=== EXTRACTED DATA ===
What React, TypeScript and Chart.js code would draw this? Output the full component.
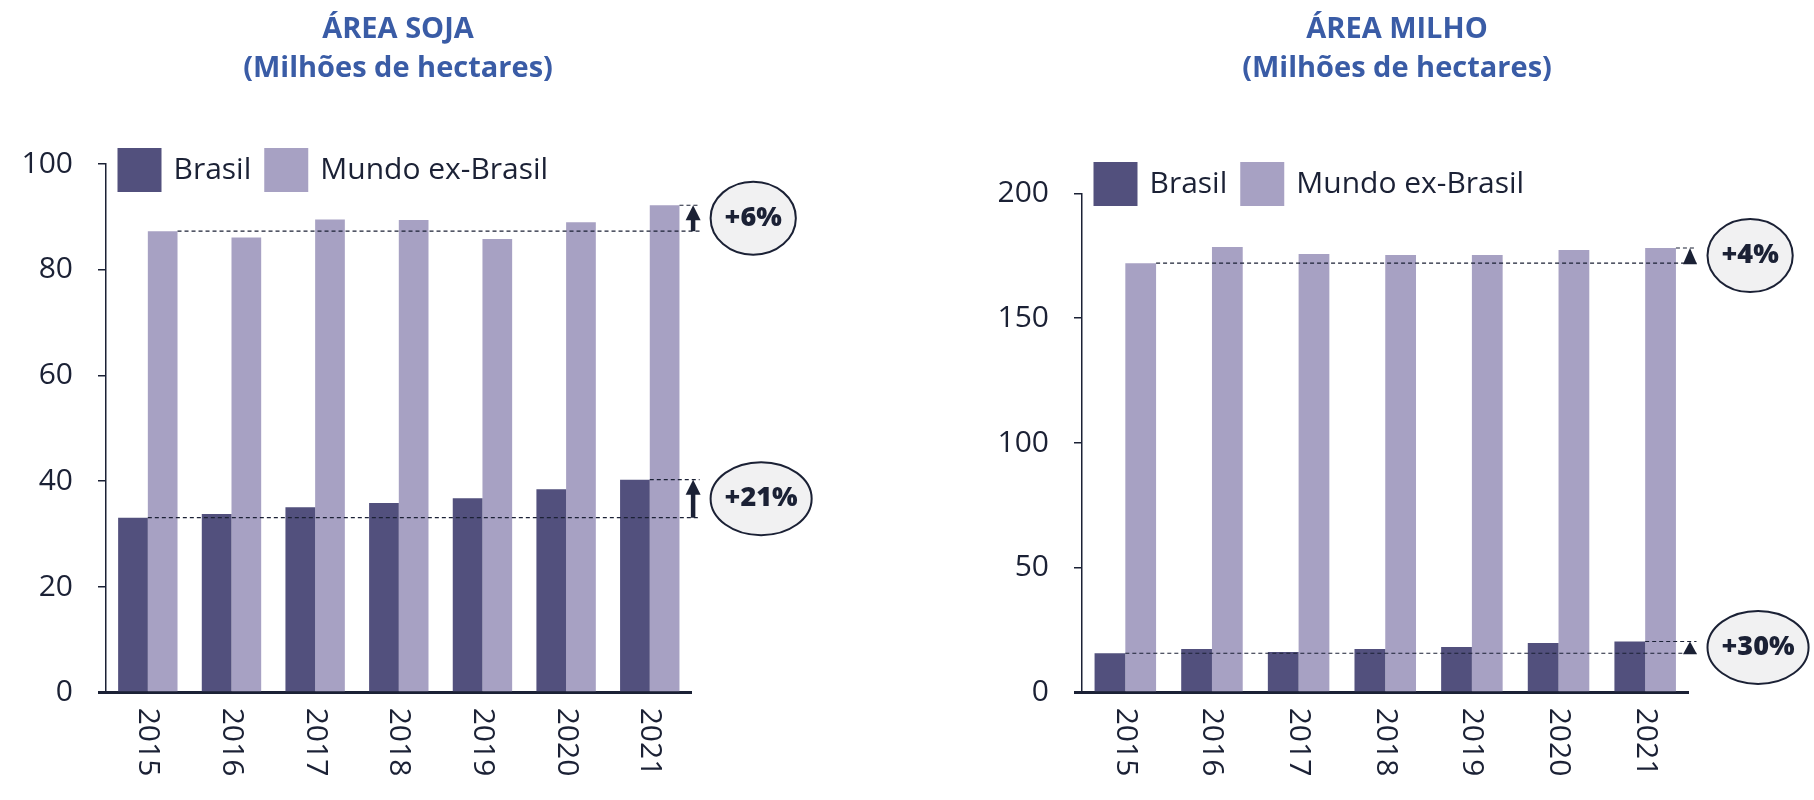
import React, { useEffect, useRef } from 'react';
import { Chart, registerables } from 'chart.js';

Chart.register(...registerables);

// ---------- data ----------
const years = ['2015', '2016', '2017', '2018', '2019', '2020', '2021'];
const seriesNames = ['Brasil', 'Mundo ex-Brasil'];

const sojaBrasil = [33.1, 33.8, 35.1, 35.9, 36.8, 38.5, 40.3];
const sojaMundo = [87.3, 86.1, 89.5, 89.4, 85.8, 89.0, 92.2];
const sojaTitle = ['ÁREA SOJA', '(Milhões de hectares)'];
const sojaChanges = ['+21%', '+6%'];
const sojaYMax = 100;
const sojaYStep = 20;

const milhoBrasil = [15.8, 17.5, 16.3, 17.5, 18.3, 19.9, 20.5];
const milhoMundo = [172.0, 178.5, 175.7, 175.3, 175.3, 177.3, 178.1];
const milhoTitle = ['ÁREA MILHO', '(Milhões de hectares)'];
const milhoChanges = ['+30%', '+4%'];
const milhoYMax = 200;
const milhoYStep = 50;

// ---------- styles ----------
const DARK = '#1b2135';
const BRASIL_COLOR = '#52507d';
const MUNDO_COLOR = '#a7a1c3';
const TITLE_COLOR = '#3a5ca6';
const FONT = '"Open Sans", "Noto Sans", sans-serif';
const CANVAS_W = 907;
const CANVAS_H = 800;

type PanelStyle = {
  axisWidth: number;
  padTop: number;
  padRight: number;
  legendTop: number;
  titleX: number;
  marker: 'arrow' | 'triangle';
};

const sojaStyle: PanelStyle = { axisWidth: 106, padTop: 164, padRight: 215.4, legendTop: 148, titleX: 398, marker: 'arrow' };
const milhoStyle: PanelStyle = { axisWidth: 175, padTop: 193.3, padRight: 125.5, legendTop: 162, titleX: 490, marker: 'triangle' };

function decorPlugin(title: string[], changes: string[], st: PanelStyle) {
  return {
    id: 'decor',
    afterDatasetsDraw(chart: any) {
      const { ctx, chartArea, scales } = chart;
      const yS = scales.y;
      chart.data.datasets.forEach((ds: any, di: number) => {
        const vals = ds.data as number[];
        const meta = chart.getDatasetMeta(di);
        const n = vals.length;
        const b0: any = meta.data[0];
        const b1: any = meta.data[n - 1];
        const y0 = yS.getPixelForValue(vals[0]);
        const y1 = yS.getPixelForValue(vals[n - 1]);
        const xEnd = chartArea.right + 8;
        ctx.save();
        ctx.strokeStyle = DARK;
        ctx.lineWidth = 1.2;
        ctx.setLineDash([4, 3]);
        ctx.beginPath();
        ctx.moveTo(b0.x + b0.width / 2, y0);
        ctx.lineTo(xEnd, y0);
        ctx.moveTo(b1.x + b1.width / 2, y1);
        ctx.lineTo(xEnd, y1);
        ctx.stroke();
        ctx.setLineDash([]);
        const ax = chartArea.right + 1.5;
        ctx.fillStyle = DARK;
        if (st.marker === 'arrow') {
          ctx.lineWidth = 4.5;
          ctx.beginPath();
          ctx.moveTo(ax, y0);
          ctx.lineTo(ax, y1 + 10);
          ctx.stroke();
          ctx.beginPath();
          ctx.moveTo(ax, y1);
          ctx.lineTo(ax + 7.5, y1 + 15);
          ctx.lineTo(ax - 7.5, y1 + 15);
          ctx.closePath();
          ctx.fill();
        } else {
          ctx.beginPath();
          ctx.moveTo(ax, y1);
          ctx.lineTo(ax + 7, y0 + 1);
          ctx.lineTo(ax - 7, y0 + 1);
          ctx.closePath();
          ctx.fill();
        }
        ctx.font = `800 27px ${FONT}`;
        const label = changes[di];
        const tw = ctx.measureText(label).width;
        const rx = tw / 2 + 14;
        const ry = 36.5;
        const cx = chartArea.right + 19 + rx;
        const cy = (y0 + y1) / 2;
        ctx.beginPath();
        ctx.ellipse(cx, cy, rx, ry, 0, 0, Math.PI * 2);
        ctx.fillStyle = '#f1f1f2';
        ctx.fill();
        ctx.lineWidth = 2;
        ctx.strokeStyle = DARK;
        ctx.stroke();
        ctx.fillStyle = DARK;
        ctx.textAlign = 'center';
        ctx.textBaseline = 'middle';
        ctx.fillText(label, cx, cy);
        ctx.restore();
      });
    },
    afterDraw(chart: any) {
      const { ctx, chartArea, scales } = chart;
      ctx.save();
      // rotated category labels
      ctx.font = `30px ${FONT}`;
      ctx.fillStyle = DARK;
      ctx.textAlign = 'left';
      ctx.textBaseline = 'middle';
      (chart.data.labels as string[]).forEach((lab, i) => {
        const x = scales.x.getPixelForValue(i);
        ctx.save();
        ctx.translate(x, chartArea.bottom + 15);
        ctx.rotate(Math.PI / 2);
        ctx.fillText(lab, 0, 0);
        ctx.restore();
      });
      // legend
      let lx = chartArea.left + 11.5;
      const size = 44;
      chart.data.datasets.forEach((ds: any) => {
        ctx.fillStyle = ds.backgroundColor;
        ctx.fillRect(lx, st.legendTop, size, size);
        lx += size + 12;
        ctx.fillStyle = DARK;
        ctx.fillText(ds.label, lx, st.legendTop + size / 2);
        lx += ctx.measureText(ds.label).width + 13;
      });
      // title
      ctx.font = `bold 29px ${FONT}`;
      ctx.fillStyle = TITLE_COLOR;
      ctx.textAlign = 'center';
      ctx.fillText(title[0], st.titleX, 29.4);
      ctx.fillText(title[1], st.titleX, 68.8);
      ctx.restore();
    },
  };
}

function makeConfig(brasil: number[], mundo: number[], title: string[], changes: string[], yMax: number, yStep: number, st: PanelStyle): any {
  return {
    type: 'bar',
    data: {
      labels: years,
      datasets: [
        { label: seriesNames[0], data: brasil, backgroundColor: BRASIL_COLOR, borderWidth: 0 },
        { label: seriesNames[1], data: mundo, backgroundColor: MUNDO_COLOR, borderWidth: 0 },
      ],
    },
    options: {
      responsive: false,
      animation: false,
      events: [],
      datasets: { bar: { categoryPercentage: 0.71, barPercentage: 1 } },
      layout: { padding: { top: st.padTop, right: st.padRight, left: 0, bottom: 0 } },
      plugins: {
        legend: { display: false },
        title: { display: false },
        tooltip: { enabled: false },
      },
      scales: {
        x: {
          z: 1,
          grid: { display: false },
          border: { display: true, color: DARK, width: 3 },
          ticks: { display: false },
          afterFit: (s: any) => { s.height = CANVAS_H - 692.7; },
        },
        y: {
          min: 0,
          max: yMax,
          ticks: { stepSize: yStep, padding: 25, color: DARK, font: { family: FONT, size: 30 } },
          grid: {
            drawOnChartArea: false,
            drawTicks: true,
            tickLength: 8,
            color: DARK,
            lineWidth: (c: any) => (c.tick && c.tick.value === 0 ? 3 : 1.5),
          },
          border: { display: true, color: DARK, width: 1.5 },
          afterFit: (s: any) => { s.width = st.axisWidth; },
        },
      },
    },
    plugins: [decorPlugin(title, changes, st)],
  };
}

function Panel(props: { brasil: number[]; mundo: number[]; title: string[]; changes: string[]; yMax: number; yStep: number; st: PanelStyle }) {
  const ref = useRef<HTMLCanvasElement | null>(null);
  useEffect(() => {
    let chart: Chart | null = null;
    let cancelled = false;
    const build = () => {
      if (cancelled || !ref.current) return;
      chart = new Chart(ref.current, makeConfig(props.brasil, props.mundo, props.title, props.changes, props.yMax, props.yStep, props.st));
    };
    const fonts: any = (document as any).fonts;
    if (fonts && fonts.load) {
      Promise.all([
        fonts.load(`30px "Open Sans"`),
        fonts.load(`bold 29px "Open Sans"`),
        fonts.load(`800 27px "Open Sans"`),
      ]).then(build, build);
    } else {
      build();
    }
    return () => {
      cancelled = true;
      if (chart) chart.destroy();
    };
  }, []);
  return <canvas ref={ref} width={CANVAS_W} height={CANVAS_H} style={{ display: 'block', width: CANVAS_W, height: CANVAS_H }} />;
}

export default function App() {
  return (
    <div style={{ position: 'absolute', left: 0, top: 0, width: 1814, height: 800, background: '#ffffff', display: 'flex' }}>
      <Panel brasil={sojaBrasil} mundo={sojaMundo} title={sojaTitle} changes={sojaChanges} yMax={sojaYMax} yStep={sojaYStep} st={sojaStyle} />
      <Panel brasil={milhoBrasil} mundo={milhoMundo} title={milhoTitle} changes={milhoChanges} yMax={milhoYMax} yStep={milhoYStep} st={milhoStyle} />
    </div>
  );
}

==

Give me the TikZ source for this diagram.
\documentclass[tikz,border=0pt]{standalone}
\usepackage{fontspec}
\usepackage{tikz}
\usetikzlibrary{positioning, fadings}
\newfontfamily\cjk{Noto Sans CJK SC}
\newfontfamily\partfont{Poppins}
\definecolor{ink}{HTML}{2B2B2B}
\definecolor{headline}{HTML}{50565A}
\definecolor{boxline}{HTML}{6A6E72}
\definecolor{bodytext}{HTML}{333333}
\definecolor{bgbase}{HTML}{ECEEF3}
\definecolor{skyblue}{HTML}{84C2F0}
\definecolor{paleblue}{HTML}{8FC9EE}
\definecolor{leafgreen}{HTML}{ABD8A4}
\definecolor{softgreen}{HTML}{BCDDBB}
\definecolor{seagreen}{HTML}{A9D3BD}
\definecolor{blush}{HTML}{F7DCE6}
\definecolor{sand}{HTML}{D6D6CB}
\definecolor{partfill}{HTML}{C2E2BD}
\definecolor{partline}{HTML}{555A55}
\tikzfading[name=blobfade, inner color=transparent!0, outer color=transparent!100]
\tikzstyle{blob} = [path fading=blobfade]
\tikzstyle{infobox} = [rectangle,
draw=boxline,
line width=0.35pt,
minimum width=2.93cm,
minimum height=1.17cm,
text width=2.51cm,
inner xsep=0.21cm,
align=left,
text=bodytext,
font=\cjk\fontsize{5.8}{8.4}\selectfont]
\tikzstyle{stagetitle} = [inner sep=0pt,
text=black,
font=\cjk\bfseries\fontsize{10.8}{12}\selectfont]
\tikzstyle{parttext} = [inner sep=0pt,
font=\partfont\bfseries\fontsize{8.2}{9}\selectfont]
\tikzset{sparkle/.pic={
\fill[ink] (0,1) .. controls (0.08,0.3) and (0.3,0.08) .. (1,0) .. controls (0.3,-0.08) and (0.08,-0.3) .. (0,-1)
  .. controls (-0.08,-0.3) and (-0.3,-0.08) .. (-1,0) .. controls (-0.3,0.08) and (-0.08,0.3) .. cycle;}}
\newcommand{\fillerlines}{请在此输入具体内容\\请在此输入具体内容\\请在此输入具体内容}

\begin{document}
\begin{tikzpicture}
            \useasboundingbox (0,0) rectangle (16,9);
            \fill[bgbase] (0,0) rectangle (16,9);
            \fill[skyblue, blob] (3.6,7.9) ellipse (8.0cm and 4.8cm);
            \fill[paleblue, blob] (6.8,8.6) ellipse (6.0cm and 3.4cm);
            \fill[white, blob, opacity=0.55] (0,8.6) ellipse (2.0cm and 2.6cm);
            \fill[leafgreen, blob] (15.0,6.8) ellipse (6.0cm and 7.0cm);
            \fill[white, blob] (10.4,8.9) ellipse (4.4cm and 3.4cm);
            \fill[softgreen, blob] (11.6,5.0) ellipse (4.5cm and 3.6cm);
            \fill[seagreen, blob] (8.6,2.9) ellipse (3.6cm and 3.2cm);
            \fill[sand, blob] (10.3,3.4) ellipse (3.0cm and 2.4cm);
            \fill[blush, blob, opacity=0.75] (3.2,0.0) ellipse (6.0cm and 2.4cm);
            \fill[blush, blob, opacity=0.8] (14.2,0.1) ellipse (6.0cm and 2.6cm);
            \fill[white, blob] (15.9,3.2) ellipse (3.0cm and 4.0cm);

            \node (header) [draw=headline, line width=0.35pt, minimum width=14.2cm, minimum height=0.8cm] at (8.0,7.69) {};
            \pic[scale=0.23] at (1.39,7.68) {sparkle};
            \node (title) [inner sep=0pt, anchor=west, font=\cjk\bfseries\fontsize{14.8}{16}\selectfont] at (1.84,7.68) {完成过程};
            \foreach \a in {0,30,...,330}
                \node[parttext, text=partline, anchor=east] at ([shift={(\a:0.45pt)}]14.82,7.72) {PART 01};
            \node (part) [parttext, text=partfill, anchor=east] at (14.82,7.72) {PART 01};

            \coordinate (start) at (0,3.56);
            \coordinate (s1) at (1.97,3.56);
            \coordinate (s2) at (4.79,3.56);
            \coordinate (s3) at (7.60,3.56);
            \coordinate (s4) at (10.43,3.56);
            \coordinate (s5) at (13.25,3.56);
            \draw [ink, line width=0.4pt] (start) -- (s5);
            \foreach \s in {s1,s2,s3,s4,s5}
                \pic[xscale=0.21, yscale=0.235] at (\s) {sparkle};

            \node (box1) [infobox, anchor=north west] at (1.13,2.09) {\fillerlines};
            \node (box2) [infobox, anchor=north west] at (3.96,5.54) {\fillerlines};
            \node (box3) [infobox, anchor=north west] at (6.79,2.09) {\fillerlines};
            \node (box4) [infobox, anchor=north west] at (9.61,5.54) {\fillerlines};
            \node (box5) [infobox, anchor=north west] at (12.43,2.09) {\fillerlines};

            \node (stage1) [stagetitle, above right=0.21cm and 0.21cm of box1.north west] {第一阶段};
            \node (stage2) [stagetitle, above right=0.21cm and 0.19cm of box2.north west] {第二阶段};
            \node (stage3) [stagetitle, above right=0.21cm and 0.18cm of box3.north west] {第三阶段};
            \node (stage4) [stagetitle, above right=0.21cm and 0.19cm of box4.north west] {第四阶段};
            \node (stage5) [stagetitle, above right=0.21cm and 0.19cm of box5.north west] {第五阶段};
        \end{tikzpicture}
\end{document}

* * *

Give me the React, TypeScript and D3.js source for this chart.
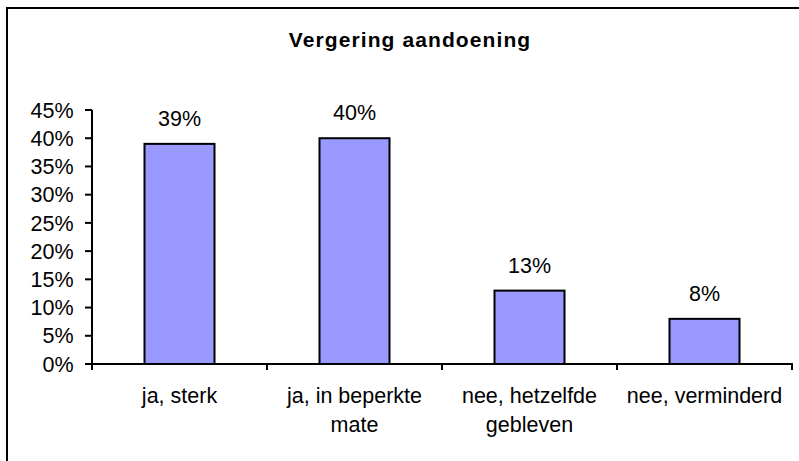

=== WHAT IS NEEDED ===
Retype, word for word, only the lines from the one containing "What React, TypeScript" through the one containing "const milhoStyle: PanelStyle", both included, and leave out any pictures.

=== TASK RESULT ===
What React, TypeScript and Chart.js code would draw this? Output the full component.
import React, { useEffect, useRef } from 'react';
import { Chart, registerables } from 'chart.js';

Chart.register(...registerables);

// ---------- data ----------
const years = ['2015', '2016', '2017', '2018', '2019', '2020', '2021'];
const seriesNames = ['Brasil', 'Mundo ex-Brasil'];

const sojaBrasil = [33.1, 33.8, 35.1, 35.9, 36.8, 38.5, 40.3];
const sojaMundo = [87.3, 86.1, 89.5, 89.4, 85.8, 89.0, 92.2];
const sojaTitle = ['ÁREA SOJA', '(Milhões de hectares)'];
const sojaChanges = ['+21%', '+6%'];
const sojaYMax = 100;
const sojaYStep = 20;

const milhoBrasil = [15.8, 17.5, 16.3, 17.5, 18.3, 19.9, 20.5];
const milhoMundo = [172.0, 178.5, 175.7, 175.3, 175.3, 177.3, 178.1];
const milhoTitle = ['ÁREA MILHO', '(Milhões de hectares)'];
const milhoChanges = ['+30%', '+4%'];
const milhoYMax = 200;
const milhoYStep = 50;

// ---------- styles ----------
const DARK = '#1b2135';
const BRASIL_COLOR = '#52507d';
const MUNDO_COLOR = '#a7a1c3';
const TITLE_COLOR = '#3a5ca6';
const FONT = '"Open Sans", "Noto Sans", sans-serif';
const CANVAS_W = 907;
const CANVAS_H = 800;

type PanelStyle = {
  axisWidth: number;
  padTop: number;
  padRight: number;
  legendTop: number;
  titleX: number;
  marker: 'arrow' | 'triangle';
};

const sojaStyle: PanelStyle = { axisWidth: 106, padTop: 164, padRight: 215.4, legendTop: 148, titleX: 398, marker: 'arrow' };
const milhoStyle: PanelStyle = { axisWidth: 175, padTop: 193.3, padRight: 125.5, legendTop: 162, titleX: 490, marker: 'triangle' };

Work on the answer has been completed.